Code that draws figures:
····················
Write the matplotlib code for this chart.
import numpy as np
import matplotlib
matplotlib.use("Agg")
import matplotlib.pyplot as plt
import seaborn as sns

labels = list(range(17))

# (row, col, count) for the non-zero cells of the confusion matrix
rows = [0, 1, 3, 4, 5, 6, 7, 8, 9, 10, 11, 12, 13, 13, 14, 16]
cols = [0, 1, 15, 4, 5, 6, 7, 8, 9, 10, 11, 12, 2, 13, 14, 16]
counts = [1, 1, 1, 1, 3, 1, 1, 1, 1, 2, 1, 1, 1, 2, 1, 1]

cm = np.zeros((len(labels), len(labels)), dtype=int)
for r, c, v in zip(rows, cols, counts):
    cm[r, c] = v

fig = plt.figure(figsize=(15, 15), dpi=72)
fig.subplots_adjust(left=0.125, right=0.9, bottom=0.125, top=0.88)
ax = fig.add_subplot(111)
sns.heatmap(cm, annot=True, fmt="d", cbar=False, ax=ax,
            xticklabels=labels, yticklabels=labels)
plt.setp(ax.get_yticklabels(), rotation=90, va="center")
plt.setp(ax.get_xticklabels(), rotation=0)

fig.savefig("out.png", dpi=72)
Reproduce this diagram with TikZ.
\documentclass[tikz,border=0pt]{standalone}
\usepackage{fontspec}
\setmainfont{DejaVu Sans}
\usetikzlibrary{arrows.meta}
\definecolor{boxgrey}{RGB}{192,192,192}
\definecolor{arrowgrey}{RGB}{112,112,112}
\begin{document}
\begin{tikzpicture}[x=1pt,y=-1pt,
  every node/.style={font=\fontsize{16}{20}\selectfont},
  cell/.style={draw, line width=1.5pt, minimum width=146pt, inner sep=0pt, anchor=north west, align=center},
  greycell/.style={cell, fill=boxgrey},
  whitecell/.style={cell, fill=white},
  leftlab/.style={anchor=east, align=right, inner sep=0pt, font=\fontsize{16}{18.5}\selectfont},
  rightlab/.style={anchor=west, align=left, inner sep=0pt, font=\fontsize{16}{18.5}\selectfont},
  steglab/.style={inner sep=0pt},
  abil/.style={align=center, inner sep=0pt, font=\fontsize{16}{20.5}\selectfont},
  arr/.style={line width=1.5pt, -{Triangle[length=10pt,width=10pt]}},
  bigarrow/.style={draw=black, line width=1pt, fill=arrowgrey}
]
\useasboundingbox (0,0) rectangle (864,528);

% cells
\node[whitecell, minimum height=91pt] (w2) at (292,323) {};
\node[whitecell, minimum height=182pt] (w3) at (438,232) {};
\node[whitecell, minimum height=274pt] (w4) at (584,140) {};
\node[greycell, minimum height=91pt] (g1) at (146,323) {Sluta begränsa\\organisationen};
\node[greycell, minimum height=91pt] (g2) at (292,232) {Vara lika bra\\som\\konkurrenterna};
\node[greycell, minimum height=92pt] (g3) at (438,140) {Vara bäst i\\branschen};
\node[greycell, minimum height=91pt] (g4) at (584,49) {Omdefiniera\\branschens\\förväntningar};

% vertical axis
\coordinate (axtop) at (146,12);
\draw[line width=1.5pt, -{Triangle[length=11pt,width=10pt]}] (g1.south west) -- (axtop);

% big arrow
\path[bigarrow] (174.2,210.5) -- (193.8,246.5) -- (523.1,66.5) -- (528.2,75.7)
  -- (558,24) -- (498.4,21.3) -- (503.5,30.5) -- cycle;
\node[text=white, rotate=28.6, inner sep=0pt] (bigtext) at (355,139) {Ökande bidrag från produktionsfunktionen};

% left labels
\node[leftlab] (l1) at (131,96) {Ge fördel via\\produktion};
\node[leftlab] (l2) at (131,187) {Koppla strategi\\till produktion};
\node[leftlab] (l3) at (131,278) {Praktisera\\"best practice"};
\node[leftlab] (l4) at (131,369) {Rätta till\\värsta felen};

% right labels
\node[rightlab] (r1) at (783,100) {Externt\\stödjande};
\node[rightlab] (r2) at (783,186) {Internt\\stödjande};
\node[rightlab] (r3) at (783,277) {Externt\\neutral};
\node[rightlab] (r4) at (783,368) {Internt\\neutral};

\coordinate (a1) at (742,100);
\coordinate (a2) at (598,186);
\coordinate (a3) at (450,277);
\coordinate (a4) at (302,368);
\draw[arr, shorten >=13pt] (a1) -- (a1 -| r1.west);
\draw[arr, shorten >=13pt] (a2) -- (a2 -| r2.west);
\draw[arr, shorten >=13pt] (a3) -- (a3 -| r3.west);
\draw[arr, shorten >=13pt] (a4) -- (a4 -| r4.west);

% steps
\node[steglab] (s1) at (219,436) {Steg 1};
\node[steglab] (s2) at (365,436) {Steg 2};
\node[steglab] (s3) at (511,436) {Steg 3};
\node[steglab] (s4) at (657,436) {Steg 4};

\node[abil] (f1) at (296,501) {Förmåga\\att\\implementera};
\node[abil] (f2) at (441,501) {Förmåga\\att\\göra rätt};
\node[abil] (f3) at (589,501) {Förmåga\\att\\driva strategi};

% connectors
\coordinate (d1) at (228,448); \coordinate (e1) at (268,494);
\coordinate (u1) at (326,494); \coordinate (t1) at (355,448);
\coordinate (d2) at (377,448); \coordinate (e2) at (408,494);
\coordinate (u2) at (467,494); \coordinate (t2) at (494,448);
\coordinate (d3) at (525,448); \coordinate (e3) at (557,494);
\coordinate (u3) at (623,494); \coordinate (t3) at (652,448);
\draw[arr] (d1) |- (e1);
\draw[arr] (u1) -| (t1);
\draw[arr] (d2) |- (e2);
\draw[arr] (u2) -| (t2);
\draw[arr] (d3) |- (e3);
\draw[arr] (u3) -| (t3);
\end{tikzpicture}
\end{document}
····················
• To be done: Report all lines of the data above that include the string "matplotlib".

• Exercise result:
Write the matplotlib code for this chart.
import matplotlib
matplotlib.use("Agg")
import matplotlib.pyplot as plt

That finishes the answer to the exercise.